> **Written request**
Quote the entries below from the line with "Generate a Python" through the line with "import pandas as pd", both ends included, and only those lines.

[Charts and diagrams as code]

* START *

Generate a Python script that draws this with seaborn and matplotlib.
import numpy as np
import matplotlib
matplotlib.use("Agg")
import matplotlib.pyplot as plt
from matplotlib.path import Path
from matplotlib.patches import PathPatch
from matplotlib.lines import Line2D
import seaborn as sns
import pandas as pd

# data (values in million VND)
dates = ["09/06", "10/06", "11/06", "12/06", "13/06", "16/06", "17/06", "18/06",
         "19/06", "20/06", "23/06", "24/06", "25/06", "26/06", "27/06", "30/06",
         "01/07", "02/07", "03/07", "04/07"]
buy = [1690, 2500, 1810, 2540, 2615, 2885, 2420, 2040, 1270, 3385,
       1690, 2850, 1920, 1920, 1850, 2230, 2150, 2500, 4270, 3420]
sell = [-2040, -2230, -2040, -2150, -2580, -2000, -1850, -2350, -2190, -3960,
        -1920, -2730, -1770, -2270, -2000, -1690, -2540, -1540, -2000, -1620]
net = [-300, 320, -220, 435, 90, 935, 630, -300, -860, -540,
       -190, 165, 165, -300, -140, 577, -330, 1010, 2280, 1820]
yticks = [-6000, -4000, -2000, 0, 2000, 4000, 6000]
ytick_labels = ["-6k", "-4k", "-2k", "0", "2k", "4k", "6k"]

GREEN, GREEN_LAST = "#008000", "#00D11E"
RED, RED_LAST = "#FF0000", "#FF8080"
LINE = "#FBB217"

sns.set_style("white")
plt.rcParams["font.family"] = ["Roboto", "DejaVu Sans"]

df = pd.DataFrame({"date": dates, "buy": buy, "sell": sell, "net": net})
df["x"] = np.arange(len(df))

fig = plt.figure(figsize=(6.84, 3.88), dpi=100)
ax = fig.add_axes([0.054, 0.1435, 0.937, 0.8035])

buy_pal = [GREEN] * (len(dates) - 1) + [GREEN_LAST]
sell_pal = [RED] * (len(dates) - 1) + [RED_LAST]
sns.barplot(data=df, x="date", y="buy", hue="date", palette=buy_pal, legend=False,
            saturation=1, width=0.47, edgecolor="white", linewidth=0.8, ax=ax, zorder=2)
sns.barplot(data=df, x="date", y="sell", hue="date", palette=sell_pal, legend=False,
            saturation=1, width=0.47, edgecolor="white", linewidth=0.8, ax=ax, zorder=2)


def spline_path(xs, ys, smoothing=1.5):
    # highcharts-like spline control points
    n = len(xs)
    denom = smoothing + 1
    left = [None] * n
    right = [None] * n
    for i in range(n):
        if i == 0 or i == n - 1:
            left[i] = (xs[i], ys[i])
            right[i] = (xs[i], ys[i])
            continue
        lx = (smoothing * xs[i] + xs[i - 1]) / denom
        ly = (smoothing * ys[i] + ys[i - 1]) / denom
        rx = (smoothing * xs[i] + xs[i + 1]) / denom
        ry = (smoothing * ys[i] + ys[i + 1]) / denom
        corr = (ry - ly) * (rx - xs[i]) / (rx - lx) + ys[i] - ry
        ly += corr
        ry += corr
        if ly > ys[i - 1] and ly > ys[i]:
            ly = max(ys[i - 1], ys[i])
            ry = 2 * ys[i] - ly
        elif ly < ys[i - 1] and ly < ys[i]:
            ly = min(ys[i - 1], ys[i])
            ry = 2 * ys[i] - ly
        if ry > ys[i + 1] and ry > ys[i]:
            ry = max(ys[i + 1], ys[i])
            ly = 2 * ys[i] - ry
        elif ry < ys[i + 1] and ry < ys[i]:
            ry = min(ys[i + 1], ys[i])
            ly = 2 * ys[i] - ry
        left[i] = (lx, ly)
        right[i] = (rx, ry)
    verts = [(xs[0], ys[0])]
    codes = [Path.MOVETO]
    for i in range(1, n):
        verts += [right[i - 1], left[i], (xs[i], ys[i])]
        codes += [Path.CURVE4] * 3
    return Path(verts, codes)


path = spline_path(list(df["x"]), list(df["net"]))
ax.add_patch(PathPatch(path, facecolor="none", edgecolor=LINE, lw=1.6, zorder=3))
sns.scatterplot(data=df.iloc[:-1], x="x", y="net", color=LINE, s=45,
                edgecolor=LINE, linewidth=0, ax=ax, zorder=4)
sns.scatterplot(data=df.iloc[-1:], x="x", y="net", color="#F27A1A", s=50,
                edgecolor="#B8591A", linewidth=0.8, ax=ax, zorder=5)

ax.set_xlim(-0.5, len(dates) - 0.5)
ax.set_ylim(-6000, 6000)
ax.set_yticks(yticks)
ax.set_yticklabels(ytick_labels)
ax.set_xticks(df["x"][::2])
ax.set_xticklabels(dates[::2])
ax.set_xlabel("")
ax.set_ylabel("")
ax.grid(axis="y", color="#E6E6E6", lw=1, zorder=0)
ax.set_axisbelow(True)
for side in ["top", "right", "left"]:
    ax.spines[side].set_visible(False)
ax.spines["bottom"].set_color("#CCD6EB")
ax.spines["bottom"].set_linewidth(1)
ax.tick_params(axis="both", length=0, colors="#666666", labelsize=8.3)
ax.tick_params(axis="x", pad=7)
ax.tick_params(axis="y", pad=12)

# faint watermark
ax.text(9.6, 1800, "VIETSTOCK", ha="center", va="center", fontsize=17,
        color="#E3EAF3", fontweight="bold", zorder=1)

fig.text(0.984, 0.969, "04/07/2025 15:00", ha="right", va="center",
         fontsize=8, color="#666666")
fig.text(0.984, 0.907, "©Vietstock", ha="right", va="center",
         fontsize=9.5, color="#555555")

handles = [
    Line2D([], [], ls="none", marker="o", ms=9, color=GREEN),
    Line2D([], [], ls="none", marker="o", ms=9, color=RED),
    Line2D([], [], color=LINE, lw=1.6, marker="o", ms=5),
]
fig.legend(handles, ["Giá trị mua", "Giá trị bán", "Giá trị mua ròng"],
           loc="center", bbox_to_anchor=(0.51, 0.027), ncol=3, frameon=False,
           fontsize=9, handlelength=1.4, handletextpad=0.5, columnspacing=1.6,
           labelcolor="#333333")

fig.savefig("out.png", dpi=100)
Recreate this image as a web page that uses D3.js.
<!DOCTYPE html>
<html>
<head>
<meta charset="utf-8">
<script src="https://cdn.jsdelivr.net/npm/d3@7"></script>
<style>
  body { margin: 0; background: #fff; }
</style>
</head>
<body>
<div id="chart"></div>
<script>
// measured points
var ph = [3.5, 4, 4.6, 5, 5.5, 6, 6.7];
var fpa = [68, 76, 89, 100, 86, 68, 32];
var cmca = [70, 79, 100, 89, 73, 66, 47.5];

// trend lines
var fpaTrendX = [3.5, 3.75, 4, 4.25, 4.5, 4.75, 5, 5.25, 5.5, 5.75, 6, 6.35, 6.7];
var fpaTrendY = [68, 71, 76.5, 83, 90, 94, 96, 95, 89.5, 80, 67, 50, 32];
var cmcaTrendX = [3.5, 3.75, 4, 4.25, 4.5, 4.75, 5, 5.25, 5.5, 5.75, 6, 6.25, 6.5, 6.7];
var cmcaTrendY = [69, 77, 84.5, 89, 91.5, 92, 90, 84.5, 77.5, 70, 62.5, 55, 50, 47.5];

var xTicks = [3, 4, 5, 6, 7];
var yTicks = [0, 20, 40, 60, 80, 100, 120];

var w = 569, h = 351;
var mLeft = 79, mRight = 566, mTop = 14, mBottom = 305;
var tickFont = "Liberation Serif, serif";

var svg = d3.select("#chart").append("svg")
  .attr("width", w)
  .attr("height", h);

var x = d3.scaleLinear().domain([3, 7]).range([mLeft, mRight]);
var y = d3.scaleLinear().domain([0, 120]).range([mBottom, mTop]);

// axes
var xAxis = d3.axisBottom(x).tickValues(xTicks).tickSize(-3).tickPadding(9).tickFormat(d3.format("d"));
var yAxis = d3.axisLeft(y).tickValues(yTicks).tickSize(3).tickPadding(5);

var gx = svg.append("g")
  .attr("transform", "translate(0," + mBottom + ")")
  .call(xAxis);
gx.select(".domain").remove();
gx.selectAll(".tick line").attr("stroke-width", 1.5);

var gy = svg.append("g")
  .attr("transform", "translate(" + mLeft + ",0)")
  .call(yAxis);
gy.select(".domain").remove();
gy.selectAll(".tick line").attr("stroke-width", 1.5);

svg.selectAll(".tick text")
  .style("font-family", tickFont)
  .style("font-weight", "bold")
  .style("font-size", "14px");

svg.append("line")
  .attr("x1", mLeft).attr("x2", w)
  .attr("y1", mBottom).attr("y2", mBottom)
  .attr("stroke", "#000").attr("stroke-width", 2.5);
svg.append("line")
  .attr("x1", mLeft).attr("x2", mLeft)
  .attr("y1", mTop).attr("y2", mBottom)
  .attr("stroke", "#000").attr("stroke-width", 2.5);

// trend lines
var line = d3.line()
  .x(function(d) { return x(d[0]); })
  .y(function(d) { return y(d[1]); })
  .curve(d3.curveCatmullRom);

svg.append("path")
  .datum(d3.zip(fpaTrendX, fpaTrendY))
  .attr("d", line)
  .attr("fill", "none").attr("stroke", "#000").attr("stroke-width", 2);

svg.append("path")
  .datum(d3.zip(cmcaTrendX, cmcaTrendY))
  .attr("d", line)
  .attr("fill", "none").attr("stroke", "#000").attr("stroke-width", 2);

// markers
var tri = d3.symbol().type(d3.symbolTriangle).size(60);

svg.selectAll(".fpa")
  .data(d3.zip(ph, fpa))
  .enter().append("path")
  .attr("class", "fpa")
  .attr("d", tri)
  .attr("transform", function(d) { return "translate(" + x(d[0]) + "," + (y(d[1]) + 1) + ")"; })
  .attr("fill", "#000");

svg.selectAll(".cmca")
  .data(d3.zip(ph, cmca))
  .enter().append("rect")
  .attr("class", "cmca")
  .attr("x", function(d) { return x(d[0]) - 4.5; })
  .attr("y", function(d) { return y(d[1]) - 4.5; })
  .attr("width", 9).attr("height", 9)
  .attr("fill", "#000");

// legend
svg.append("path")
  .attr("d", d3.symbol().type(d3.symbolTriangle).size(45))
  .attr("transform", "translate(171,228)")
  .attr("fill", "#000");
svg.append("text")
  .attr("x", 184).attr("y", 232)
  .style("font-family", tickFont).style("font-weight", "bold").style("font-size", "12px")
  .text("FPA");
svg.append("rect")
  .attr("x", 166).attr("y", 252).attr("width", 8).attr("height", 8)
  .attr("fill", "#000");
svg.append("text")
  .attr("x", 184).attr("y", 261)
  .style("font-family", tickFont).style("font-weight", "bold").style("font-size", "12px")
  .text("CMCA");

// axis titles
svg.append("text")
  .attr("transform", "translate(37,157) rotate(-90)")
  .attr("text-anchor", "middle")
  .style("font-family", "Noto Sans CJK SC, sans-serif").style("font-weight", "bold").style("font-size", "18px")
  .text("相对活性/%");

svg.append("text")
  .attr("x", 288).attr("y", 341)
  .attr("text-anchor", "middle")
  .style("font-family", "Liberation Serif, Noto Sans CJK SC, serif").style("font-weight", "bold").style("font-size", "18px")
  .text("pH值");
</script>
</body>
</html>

* END *
* START *

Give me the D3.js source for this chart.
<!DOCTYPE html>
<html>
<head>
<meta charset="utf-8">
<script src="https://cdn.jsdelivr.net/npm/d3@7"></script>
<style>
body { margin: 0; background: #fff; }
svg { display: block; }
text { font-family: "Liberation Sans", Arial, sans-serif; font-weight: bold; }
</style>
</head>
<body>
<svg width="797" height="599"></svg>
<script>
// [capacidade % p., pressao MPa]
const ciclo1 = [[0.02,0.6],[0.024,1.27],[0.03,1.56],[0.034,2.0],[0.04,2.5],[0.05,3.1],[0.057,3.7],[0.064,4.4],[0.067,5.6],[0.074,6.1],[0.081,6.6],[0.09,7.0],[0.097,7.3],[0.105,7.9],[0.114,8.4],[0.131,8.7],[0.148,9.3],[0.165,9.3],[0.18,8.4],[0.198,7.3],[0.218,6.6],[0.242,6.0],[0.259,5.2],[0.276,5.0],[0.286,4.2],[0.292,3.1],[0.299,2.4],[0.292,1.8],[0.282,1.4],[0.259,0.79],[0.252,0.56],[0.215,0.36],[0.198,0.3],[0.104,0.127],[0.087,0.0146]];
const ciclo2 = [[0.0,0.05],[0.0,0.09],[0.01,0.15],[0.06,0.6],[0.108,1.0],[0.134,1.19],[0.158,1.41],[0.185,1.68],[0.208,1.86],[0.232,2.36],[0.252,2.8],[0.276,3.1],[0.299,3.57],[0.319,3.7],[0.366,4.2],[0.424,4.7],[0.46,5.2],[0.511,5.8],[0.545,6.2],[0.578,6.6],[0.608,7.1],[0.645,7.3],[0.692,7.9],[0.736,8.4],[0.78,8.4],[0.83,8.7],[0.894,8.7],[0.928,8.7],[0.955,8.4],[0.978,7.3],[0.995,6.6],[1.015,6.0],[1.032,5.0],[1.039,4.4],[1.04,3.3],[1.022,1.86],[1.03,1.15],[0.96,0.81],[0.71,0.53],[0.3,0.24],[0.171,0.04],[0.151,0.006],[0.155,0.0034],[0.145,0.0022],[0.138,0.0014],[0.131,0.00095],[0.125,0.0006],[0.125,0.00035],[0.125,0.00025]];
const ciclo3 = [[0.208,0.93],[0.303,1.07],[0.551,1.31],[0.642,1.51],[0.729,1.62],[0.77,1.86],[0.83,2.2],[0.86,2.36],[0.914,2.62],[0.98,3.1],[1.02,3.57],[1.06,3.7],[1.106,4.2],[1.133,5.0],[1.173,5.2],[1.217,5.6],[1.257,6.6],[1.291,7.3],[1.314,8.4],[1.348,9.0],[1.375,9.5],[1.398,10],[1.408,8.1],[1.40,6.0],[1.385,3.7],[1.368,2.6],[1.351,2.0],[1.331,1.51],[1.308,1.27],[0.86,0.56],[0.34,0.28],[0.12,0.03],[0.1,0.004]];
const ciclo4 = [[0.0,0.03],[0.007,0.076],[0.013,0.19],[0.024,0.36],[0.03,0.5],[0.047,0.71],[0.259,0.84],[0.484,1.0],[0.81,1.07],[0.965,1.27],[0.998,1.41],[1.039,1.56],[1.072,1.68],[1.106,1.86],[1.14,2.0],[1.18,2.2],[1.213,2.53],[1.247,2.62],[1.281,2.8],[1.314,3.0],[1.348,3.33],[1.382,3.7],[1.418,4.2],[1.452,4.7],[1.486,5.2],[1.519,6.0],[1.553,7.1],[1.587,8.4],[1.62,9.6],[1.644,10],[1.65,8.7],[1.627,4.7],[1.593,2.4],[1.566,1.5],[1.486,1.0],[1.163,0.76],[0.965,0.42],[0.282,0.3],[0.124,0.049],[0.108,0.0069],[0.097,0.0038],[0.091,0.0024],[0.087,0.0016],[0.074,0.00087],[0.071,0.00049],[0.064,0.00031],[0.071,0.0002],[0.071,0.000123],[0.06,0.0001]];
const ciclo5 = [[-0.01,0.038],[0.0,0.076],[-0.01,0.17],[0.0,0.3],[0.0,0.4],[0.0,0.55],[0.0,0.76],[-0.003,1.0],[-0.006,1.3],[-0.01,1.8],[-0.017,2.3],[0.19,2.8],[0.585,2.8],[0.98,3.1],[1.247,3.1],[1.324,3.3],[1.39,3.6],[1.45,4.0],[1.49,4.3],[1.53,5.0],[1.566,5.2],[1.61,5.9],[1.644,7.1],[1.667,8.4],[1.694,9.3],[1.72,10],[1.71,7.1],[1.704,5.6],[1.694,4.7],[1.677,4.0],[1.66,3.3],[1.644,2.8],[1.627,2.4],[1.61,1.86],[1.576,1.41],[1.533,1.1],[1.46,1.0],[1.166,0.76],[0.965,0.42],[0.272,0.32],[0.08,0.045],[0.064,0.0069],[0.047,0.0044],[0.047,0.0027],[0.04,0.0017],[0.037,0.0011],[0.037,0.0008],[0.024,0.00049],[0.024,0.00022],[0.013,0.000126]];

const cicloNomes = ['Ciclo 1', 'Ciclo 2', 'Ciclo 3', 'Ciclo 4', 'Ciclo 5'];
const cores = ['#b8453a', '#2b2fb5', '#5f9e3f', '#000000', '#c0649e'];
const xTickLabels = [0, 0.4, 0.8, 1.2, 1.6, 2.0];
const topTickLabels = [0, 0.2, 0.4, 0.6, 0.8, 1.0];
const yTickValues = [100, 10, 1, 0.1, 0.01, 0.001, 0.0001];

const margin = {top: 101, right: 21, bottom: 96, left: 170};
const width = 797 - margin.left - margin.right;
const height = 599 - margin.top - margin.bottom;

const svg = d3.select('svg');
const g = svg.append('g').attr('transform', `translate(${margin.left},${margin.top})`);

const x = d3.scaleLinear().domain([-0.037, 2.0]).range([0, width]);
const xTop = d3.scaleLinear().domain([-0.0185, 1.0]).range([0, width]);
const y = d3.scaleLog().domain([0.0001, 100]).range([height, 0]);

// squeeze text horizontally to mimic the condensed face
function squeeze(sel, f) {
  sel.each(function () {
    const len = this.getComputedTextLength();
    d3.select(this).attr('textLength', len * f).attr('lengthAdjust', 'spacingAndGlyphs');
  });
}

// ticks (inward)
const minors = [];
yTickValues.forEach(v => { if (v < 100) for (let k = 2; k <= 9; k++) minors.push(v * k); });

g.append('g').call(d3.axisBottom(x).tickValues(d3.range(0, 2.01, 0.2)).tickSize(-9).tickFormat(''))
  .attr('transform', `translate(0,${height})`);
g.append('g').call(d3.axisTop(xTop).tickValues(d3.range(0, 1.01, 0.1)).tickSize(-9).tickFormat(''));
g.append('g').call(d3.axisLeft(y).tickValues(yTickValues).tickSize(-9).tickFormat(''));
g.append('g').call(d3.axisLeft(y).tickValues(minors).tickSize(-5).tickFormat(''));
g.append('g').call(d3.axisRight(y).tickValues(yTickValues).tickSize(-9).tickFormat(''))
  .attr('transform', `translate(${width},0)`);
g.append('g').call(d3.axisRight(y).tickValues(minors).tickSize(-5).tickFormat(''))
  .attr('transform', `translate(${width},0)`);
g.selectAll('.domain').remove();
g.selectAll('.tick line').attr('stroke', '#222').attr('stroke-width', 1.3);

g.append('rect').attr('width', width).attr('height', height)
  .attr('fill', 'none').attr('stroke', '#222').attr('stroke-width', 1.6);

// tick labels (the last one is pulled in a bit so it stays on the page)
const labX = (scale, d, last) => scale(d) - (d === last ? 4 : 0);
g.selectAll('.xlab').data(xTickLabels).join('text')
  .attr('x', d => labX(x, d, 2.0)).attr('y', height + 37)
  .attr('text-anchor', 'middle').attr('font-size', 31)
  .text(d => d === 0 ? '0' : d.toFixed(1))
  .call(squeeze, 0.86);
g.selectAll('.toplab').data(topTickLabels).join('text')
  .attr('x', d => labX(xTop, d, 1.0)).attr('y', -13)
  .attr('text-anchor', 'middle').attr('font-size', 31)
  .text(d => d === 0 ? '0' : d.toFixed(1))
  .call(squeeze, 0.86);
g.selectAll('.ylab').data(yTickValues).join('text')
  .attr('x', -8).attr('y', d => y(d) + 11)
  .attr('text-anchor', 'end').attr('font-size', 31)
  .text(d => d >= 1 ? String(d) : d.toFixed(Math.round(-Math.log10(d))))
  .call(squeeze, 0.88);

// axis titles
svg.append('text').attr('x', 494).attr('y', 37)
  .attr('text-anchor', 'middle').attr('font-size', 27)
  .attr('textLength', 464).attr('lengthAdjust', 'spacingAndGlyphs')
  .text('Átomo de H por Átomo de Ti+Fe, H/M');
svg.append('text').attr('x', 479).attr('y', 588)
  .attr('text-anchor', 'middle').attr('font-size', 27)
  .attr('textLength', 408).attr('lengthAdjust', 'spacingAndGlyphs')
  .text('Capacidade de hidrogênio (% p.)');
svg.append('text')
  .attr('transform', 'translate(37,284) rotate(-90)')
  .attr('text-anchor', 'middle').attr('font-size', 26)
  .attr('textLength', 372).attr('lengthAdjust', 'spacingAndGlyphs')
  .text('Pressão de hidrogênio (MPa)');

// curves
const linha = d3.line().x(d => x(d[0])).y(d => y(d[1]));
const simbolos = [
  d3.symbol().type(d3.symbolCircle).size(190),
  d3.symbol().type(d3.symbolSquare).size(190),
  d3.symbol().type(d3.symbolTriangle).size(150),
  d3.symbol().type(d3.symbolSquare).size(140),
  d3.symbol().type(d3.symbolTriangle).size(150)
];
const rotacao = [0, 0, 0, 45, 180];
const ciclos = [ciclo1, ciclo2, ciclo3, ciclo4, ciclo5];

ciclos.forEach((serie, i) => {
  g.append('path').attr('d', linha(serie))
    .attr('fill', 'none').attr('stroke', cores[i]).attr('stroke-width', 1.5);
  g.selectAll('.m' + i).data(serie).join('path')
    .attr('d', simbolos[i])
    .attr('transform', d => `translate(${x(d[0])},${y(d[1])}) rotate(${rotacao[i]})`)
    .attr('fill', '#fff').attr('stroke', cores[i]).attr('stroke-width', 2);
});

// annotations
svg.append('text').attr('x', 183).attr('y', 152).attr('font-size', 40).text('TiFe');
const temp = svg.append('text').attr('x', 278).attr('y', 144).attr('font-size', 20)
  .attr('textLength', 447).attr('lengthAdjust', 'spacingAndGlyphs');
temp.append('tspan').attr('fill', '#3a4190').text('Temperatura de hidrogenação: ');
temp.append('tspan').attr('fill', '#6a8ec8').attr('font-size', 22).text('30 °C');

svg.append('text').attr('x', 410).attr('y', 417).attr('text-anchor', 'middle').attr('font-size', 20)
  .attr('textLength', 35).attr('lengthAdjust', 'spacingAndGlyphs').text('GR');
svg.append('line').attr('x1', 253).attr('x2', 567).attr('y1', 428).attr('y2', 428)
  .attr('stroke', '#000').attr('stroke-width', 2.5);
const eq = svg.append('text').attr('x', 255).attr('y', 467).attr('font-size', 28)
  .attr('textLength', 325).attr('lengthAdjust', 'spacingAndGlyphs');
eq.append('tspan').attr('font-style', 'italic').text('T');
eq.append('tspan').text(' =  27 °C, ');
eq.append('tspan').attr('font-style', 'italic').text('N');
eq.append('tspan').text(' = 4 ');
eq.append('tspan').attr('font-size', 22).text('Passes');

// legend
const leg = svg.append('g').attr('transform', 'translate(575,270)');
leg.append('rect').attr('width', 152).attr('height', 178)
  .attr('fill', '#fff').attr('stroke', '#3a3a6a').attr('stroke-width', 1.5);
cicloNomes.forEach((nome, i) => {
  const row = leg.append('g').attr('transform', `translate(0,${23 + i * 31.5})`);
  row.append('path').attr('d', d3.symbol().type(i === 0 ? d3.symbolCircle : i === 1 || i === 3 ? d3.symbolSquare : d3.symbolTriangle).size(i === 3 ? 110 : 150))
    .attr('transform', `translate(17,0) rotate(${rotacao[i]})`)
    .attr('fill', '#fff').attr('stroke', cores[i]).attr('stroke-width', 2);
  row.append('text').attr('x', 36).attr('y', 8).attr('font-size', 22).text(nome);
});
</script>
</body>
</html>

* END *

> **Output of the exercise**
Generate a Python script that draws this with seaborn and matplotlib.
import numpy as np
import matplotlib
matplotlib.use("Agg")
import matplotlib.pyplot as plt
from matplotlib.path import Path
from matplotlib.patches import PathPatch
from matplotlib.lines import Line2D
import seaborn as sns
import pandas as pd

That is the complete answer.